Prompt:
Only the lines from the one with "Generate a LaTeX" through the one with "(0,0) rectangle (1198,463);", inclusive, should be echoed exactly; pictures are left out.

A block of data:

______________________________

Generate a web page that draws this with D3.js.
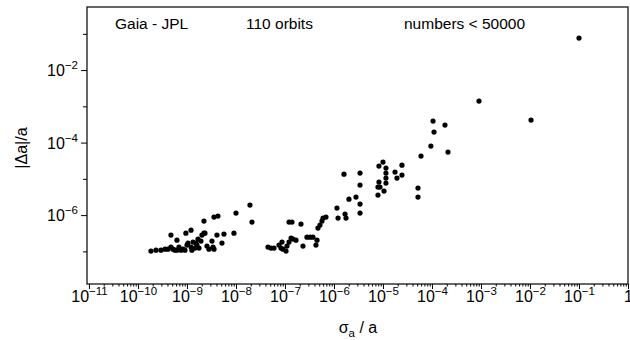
<!DOCTYPE html>
<html>
<head>
<meta charset="utf-8">
<script src="https://cdn.jsdelivr.net/npm/d3@7"></script>
<style>
  body { margin: 0; background: #fff; }
  text { font-family: "Liberation Sans", Arial, Helvetica, sans-serif; fill: #000; }
</style>
</head>
<body>
<div id="chart"></div>
<script>
// sigma_a / a  (x) and |delta a| / a  (y) for the 110 orbits
var sigmaA = [
  1.84e-10, 2.33e-10, 2.94e-10, 3.56e-10, 4.71e-10, 4.71e-10, 5.18e-10, 5.69e-10, 6.25e-10, 6.25e-10,
  6.87e-10, 7.55e-10, 8.28e-10, 9.5e-10, 1.0e-9, 1.05e-9, 1.21e-9, 1.21e-9, 1.26e-9, 1.33e-9,
  1.53e-9, 1.6e-9, 1.68e-9, 1.76e-9, 2.02e-9, 2.22e-9, 2.33e-9, 2.22e-9, 2.81e-9, 3.24e-9,
  3.4e-9, 3.56e-9, 3.56e-9, 4.09e-9, 4.29e-9, 5.18e-9, 5.69e-9, 9.1e-9, 1.0e-8, 1.93e-8,
  2.12e-8, 4.09e-10, 9.1e-10, 1.46e-9, 1.93e-9, 2.56e-9,
  4.5e-8, 5.18e-8, 5.97e-8, 7.55e-8, 8.28e-8, 8.69e-8, 9.1e-8, 1.05e-7, 1.1e-7, 1.21e-7,
  1.33e-7, 1.46e-7, 1.21e-7, 1.39e-7, 2.12e-7, 2.33e-7, 2.81e-7, 3.24e-7, 3.72e-7, 4.29e-7,
  4.5e-7, 4.71e-7, 5.18e-7, 5.69e-7, 5.97e-7, 6.87e-7,
  1.15e-6, 1.21e-6, 1.68e-6, 1.76e-6, 2.02e-6, 2.81e-6, 3.4e-6, 3.4e-6, 1.6e-6, 3.4e-6,
  3.4e-6, 7.9e-6, 7.9e-6, 8.28e-6, 8.28e-6, 1.0e-5, 1.05e-5, 1.15e-5, 1.15e-5, 1.15e-5,
  1.15e-5, 1.76e-5, 1.93e-5, 2.44e-5, 2.44e-5, 5.18e-5, 5.18e-5, 5.97e-5, 9.5e-5, 1.05e-4,
  1.1e-4, 1.84e-4, 2.12e-4, 9.1e-4, 1.05e-2, 0.1, 1.68e-7, 8.69e-6
];
var deltaA = [
  1.02e-7, 1.08e-7, 1.08e-7, 1.15e-7, 1.31e-7, 2.81e-7, 1.15e-7, 1.08e-7, 2.04e-7, 1.08e-7,
  1.31e-7, 1.08e-7, 1.15e-7, 3.18e-7, 1.49e-7, 1.69e-7, 3.85e-7, 1.31e-7, 1.08e-7, 1.8e-7,
  1.69e-7, 1.49e-7, 2.18e-7, 1.23e-7, 2.81e-7, 3.18e-7, 3.18e-7, 6.83e-7, 1.15e-7, 1.92e-7,
  1.31e-7, 1.15e-7, 8.81e-7, 2.81e-7, 9.38e-7, 1.69e-7, 2.99e-7, 3.18e-7, 1.14e-6, 1.89e-6,
  6.41e-7, 1.15e-7, 1.08e-7, 1.23e-7, 1.92e-7, 1.4e-7,
  1.31e-7, 1.23e-7, 1.23e-7, 1.49e-7, 1.23e-7, 1.8e-7, 1.15e-7, 1.02e-7, 1.4e-7, 1.8e-7,
  2.32e-7, 2.18e-7, 6.41e-7, 6.41e-7, 5.65e-7, 1.4e-7, 2.47e-7, 2.47e-7, 2.47e-7, 1.49e-7,
  2.04e-7, 4.38e-7, 5.3e-7, 6.83e-7, 8.26e-7, 8.81e-7,
  1.56e-6, 8.26e-7, 1.07e-6, 8.26e-7, 2.76e-6, 3.14e-6, 2.01e-6, 1.14e-6, 1.35e-5, 1.44e-5,
  6.72e-6, 3.56e-6, 5.92e-6, 8.13e-6, 2.25e-5, 2.9e-5, 4.59e-6, 1.98e-5, 1.44e-5, 1.05e-5,
  7.64e-6, 1.54e-5, 1.05e-5, 2.39e-5, 1.27e-5, 5.56e-6, 3.14e-6, 4.25e-5, 8.0e-5, 3.92e-4,
  1.95e-4, 3.04e-4, 5.47e-5, 1.4e-3, 4.18e-4, 7.64e-2, 2.04e-7, 5.92e-6
];

// Tick positions (decade exponents)
var xDecades = [-11, -10, -9, -8, -7, -6, -5, -4, -3, -2, -1, 0];
var yMajorExp = [-2, -4, -6];
var yMinorExp = [-1, -3, -5, -7];

// Texts
var topLabels = ["Gaia - JPL", "110 orbits", "numbers < 50000"];

// SVG area and plot frame
var svgWidth = 630;
var svgHeight = 340;
var frame = { left: 87, top: 7, right: 628, bottom: 284 };

var svg = d3.select("#chart")
  .append("svg")
  .attr("width", svgWidth)
  .attr("height", svgHeight);

// Log scales
var xScale = d3.scaleLog()
  .domain([Math.pow(10, -11.04), 1])
  .range([frame.left, frame.right]);

var yScale = d3.scaleLog()
  .domain([Math.pow(10, -7.9), Math.pow(10, -0.26)])
  .range([frame.bottom, frame.top]);

// Minor x ticks 2..9 in every decade
var xMinor = [];
xDecades.slice(0, -1).forEach(function(e) {
  for (var k = 2; k <= 9; k++) xMinor.push(k * Math.pow(10, e));
});

function expLabel(sel, e) {
  sel.text(null);
  if (e === 0) {
    sel.append("tspan").text("1");
    return;
  }
  sel.append("tspan").text("10");
  sel.append("tspan")
    .attr("font-size", 11.5)
    .attr("dy", -7)
    .text("\u2212" + Math.abs(e));
}

// X axis - minor ticks
svg.append("g")
  .attr("transform", `translate(0, ${frame.bottom})`)
  .call(d3.axisBottom(xScale).tickValues(xMinor).tickSize(2.5).tickFormat(""))
  .call(g => g.select(".domain").remove());

// X axis - major ticks with labels
var xAxisG = svg.append("g")
  .attr("transform", `translate(0, ${frame.bottom})`)
  .call(d3.axisBottom(xScale)
    .tickValues(xDecades.map(e => Math.pow(10, e)))
    .tickSize(5)
    .tickFormat(""))
  .call(g => g.select(".domain").remove());

xAxisG.selectAll(".tick text").each(function(d, i) {
  var t = d3.select(this)
    .attr("y", 18)
    .attr("dy", null)
    .attr("font-size", 16)
    .attr("text-anchor", "middle");
  expLabel(t, xDecades[i]);
});

// Y axis - minor ticks
svg.append("g")
  .attr("transform", `translate(${frame.left}, 0)`)
  .call(d3.axisLeft(yScale).tickValues(yMinorExp.map(e => Math.pow(10, e))).tickSize(4).tickFormat(""))
  .call(g => g.select(".domain").remove());

// Y axis - major ticks with labels
var yAxisG = svg.append("g")
  .attr("transform", `translate(${frame.left}, 0)`)
  .call(d3.axisLeft(yScale)
    .tickValues(yMajorExp.map(e => Math.pow(10, e)))
    .tickSize(6)
    .tickFormat(""))
  .call(g => g.select(".domain").remove());

yAxisG.selectAll(".tick text").each(function(d, i) {
  var t = d3.select(this)
    .attr("x", -9)
    .attr("dy", "0.36em")
    .attr("font-size", 16)
    .attr("text-anchor", "end");
  expLabel(t, yMajorExp[i]);
});

svg.selectAll(".tick line").attr("stroke", "#000").attr("stroke-width", 1);

// Frame
svg.append("rect")
  .attr("x", frame.left)
  .attr("y", frame.top)
  .attr("width", frame.right - frame.left)
  .attr("height", frame.bottom - frame.top)
  .attr("fill", "none")
  .attr("stroke", "#000")
  .attr("stroke-width", 1.2);

// Points
svg.append("g")
  .selectAll("circle")
  .data(sigmaA)
  .enter()
  .append("circle")
  .attr("cx", (d, i) => xScale(d))
  .attr("cy", (d, i) => yScale(deltaA[i]))
  .attr("r", 2.6)
  .attr("fill", "#000");

// Labels inside the frame
var topX = [115, 246, 404];
svg.selectAll(".top-label")
  .data(topLabels)
  .enter()
  .append("text")
  .attr("class", "top-label")
  .attr("x", (d, i) => topX[i])
  .attr("y", 29)
  .attr("font-size", 15.5)
  .text(d => d);

// X axis title
var xTitle = svg.append("text")
  .attr("x", 358)
  .attr("y", 333)
  .attr("text-anchor", "middle")
  .attr("font-size", 16);
xTitle.append("tspan").text("\u03c3");
xTitle.append("tspan").attr("font-size", 11.5).attr("dy", 4).text("a");
xTitle.append("tspan").attr("dy", -4).text(" / a");

// Y axis title
svg.append("text")
  .attr("transform", "translate(27, 148) rotate(-90)")
  .attr("text-anchor", "middle")
  .attr("font-size", 16)
  .text("|\u0394a|/a");
</script>
</body>
</html>
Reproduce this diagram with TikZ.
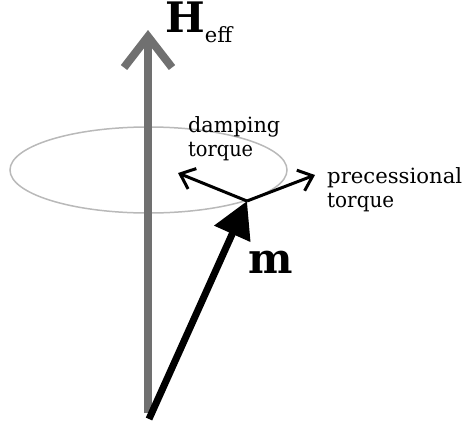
\documentclass[tikz,border=0pt]{standalone}
\usepackage{fontspec}
\setmainfont{DejaVu Serif}
\usetikzlibrary{arrows.meta}
\definecolor{hgray}{RGB}{112,112,112}
\definecolor{egray}{RGB}{185,185,185}
\newcommand{\fitword}[2]{\resizebox{#1}{\height}{#2}}
\begin{document}
\begin{tikzpicture}[x=1pt,y=-1pt,
  lbl/.style={inner sep=0pt,anchor=base west,font=\fontsize{21}{25}\selectfont},
  torquearrow/.style={line width=3pt,-{Straight Barb[length=13pt,width=22pt]}},
  hfield/.style={hgray,line width=8pt,-{Straight Barb[length=31pt,width=48pt]}},
  marrow/.style={line width=7pt,-{Triangle[length=36pt,width=38pt]}}]
\useasboundingbox (0,0) rectangle (462,429);
\coordinate (hbase) at (148,413);
\coordinate (htip) at (148,30);
\coordinate (mbase) at (149,419);
\coordinate (mtip) at (247,201);
\coordinate (dtip) at (178,173);
\coordinate (ptip) at (315,175);
\draw[egray,line width=1.5pt] (148.5,170) ellipse [x radius=138.5, y radius=43];
\draw[hfield] (hbase) -- (htip);
\draw[marrow] (mbase) -- (mtip);
\draw[torquearrow] (mtip) -- (dtip);
\draw[torquearrow] (mtip) -- (ptip);
\node[inner sep=0pt,anchor=base west] (heff) at (165,32)
  {{\fontsize{42}{42}\selectfont\bfseries H}\raisebox{-10pt}{\fontsize{21}{21}\selectfont eff}};
\node[inner sep=0pt,anchor=base west,font=\fontsize{42}{42}\selectfont\bfseries] (mlab) at (248,273) {m};
\node[lbl] (damp1) at (188,132) {\fitword{92pt}{damping}};
\node[lbl] (damp2) at (188,156) {\fitword{65pt}{torque}};
\node[lbl] (prec1) at (327,183) {\fitword{135pt}{precessional}};
\node[lbl] (prec2) at (327,207) {\fitword{67pt}{torque}};
\end{tikzpicture}
\end{document}
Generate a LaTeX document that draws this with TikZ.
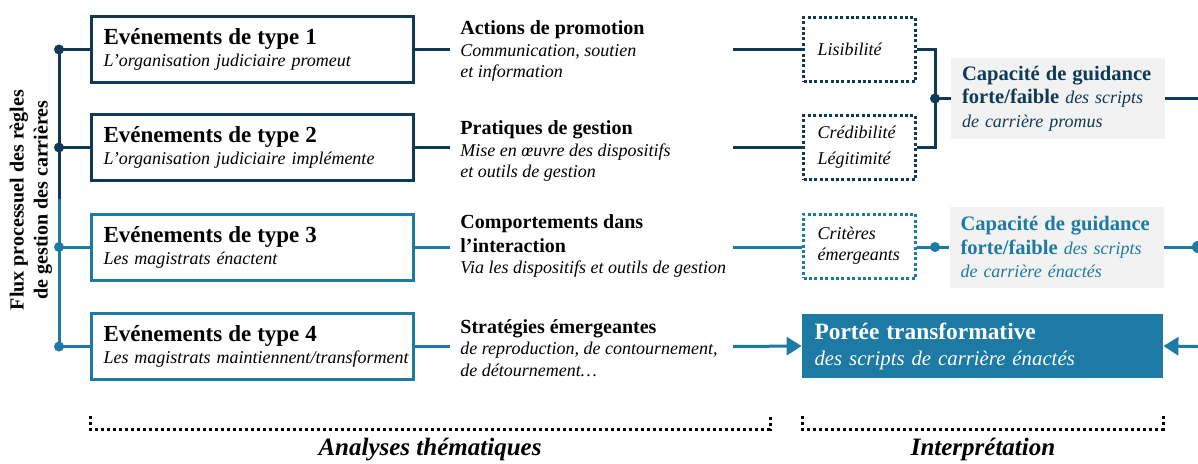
\documentclass[tikz,border=0pt]{standalone}
\usepackage{fontspec}
\setmainfont{Liberation Serif}
\usetikzlibrary{arrows.meta,positioning}
\definecolor{flowdark}{RGB}{14,58,88}
\definecolor{flowlight}{RGB}{29,122,164}
\definecolor{guidegray}{RGB}{242,242,242}

\begin{document}
\begin{tikzpicture}[x=0.5pt,y=-0.5pt]
  \tikzset{
    event/.style={draw=#1, line width=1.5pt, fill=white, minimum width=161pt, minimum height=33pt, text width=149pt, inner xsep=6pt, align=left, font=\fontsize{9}{11}\selectfont},
    theme/.style={anchor=west, inner xsep=5pt, align=left, font=\fontsize{9}{10.8}\selectfont},
    dotbox/.style={draw=#1, line width=1.5pt, dash pattern=on 1.5pt off 1.2pt, minimum width=56pt, minimum height=32pt, text width=42pt, inner xsep=7pt, align=left, font=\fontsize{9}{10.5}\selectfont\itshape},
    guide/.style={fill=guidegray, text=#1, minimum width=107pt, minimum height=40.5pt, text width=96pt, inner xsep=5.5pt, align=left, font=\fontsize{9}{11.7}\selectfont},
    reach/.style={fill=flowlight, text=white, minimum width=180.5pt, minimum height=32pt, text width=168pt, inner xsep=6pt, align=left, font=\fontsize{10.4}{13}\selectfont},
    link/.style={draw=#1, line width=1.5pt},
    dot/.style={circle, fill=#1, minimum size=5pt, inner sep=0pt},
    bracket/.style={draw=black, line width=1.5pt, dash pattern=on 1.5pt off 1.5pt},
    phase/.style={anchor=base, font=\fontsize{12.5}{14}\selectfont\bfseries\itshape},
  }
  \useasboundingbox (0,0) rectangle (1198,463);

  \coordinate (sp1) at (59,49.5);  % spine, type 1
  \coordinate (sp2) at (59,147.5); % spine, type 2
  \coordinate (sp3) at (59,247);   % spine, type 3
  \coordinate (sp4) at (59,346.5); % spine, type 4
  \coordinate (spm) at (59,199);   % colour change
  \coordinate (r1) at (733,49.5);
  \coordinate (r2) at (733,147.5);
  \coordinate (r3) at (733,247);
  \coordinate (r4) at (733,346.5);
  \coordinate (j1) at (935,98.5);
  \coordinate (j2) at (935,247);
  \coordinate (e1) at (1198,98.5);
  \coordinate (e2) at (1198,247);
  \coordinate (e3) at (1198,346.5);

  % Flow label on the left.
  \node[rotate=90, align=center, font=\fontsize{10}{12}\selectfont\bfseries] (flux) at (31,200) {Flux processuel des règles\\de gestion des carrières};

  % Event boxes.
  \node[event=flowdark] (ev1) at (252.5,49.5) {\textbf{\fontsize{11.5}{13}\selectfont Evénements de type 1}\\\textit{L'organisation judiciaire promeut}};
  \node[event=flowdark] (ev2) at (252.5,147.5) {\textbf{\fontsize{11.5}{13}\selectfont Evénements de type 2}\\\textit{L'organisation judiciaire implémente}};
  \node[event=flowlight] (ev3) at (252.5,247) {\textbf{\fontsize{11.5}{13}\selectfont Evénements de type 3}\\\textit{Les magistrats énactent}};
  \node[event=flowlight] (ev4) at (252.5,346.5) {\textbf{\fontsize{11.5}{13}\selectfont Evénements de type 4}\\\mbox{\textit{Les magistrats maintiennent/transforment}}};

  % Themes of the analysis.
  \node[theme] (act) at (450,51) {\textbf{\fontsize{10}{12}\selectfont Actions de promotion}\\\textit{Communication, soutien}\\\textit{et information}};
  \node[theme] (prat) at (450,151) {\textbf{\fontsize{10}{12}\selectfont Pratiques de gestion}\\\textit{Mise en œuvre des dispositifs}\\\textit{et outils de gestion}};
  \node[theme] (comp) at (450,246) {\textbf{\fontsize{10}{12}\selectfont Comportements dans}\\[1pt]\textbf{\fontsize{10}{12}\selectfont l'interaction}\\\textit{Via les dispositifs et outils de gestion}};
  \node[theme] (strat) at (450,348) {\textbf{\fontsize{10}{12}\selectfont Stratégies émergeantes}\\\textit{de reproduction, de contournement,}\\\textit{de détournement…}};

  % Interpretation.
  \node[dotbox=flowdark] (lis) at (859.5,49.5) {Lisibilité};
  \node[dotbox=flowdark] (cred) at (859.5,147.5) {Crédibilité\\[2.5pt]Légitimité};
  \node[dotbox=flowlight] (crit) at (859.5,246) {Critères\\émergeants};
  \node[guide=flowdark] (gp) at (1058,98.5) {\textbf{\fontsize{10.3}{12}\selectfont Capacité de guidance}\\\textbf{\fontsize{10.3}{12}\selectfont forte/faible} \textit{des scripts}\\\textit{de carrière promus}};
  \node[guide=flowlight] (gn) at (1056.5,247) {\textbf{\fontsize{10.3}{12}\selectfont Capacité de guidance}\\\textbf{\fontsize{10.3}{12}\selectfont forte/faible} \textit{des scripts}\\\textit{de carrière énactés}};
  \node[reach] (port) at (982.5,346) {\textbf{\fontsize{11.7}{13}\selectfont Portée transformative}\\\textit{des scripts de carrière énactés}};

  % Draw the connectors.
  \draw[link=flowdark] (sp1) -- (spm);
  \draw[link=flowlight] (spm) -- (sp4);
  \draw[link=flowdark] (sp1) -- (ev1.west);
  \draw[link=flowdark] (sp2) -- (ev2.west);
  \draw[link=flowlight] (sp3) -- (ev3.west);
  \draw[link=flowlight] (sp4) -- (ev4.west);
  \draw[link=flowdark] (ev1.east) -- (ev1.east -| act.west);
  \draw[link=flowdark] (ev2.east) -- (ev2.east -| prat.west);
  \draw[link=flowlight] (ev3.east) -- (ev3.east -| comp.west);
  \draw[link=flowlight] (ev4.east) -- (ev4.east -| strat.west);
  \draw[link=flowdark] (r1) -- (lis.west);
  \draw[link=flowdark] (r2) -- (cred.west);
  \draw[link=flowlight] (r3) -- (r3 -| crit.west);
  \draw[link=flowlight, -{Triangle[length=7.5pt,width=9pt]}] (r4) -- (port.west);
  \draw[link=flowdark] (lis.east) -| (j1) |- (cred.east);
  \draw[link=flowdark] (j1) -- (gp.west);
  \draw[link=flowdark] (gp.east) -- (e1);
  \draw[link=flowlight] (j2 -| crit.east) -- (gn.west);
  \draw[link=flowlight] (gn.east) -- (e2);
  \draw[link=flowlight, -{Triangle[length=7.5pt,width=9pt]}] (e3) -- (port.east);

  % Place the dots last, on top of the lines.
  \path (sp1) node[dot=flowdark] (dot1) {};
  \path (sp2) node[dot=flowdark] (dot2) {};
  \path (sp3) node[dot=flowlight] (dot3) {};
  \path (sp4) node[dot=flowlight] (dot4) {};
  \path (j1) node[dot=flowdark] (dot5) {};
  \path (j2) node[dot=flowlight] (dot6) {};
  \path (e2) node[dot=flowlight, minimum size=6pt] (dot7) {};

  % Brackets and phase labels.
  \draw[bracket] (90,416) -- (90,429) -- (770,429) -- (770,416);
  \draw[bracket] (802,416) -- (802,429) -- (1163,429) -- (1163,416);
  \node[phase] (ana) at (430,455) {Analyses thématiques};
  \node[phase] (interp) at (983,455) {Interprétation};
\end{tikzpicture}
\end{document}
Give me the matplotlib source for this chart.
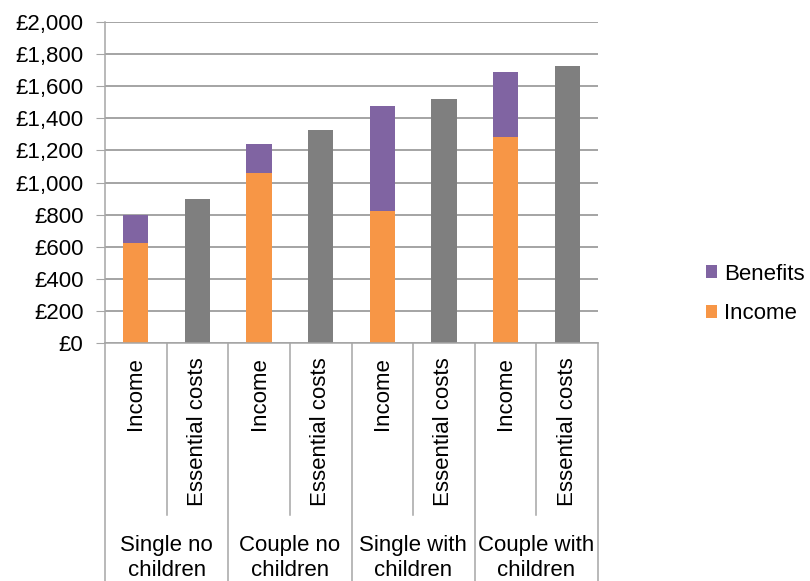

______________________________

Reply:
Generate a LaTeX document that draws this with TikZ.
\documentclass[tikz,border=0pt]{standalone}
\usepackage{fontspec}
\setmainfont{Liberation Serif}
\usetikzlibrary{arrows.meta,positioning}
\definecolor{flowdark}{RGB}{14,58,88}
\definecolor{flowlight}{RGB}{29,122,164}
\definecolor{guidegray}{RGB}{242,242,242}

\begin{document}
\begin{tikzpicture}[x=0.5pt,y=-0.5pt]
  \tikzset{
    event/.style={draw=#1, line width=1.5pt, fill=white, minimum width=161pt, minimum height=33pt, text width=149pt, inner xsep=6pt, align=left, font=\fontsize{9}{11}\selectfont},
    theme/.style={anchor=west, inner xsep=5pt, align=left, font=\fontsize{9}{10.8}\selectfont},
    dotbox/.style={draw=#1, line width=1.5pt, dash pattern=on 1.5pt off 1.2pt, minimum width=56pt, minimum height=32pt, text width=42pt, inner xsep=7pt, align=left, font=\fontsize{9}{10.5}\selectfont\itshape},
    guide/.style={fill=guidegray, text=#1, minimum width=107pt, minimum height=40.5pt, text width=96pt, inner xsep=5.5pt, align=left, font=\fontsize{9}{11.7}\selectfont},
    reach/.style={fill=flowlight, text=white, minimum width=180.5pt, minimum height=32pt, text width=168pt, inner xsep=6pt, align=left, font=\fontsize{10.4}{13}\selectfont},
    link/.style={draw=#1, line width=1.5pt},
    dot/.style={circle, fill=#1, minimum size=5pt, inner sep=0pt},
    bracket/.style={draw=black, line width=1.5pt, dash pattern=on 1.5pt off 1.5pt},
    phase/.style={anchor=base, font=\fontsize{12.5}{14}\selectfont\bfseries\itshape},
  }
  \useasboundingbox (0,0) rectangle (1198,463);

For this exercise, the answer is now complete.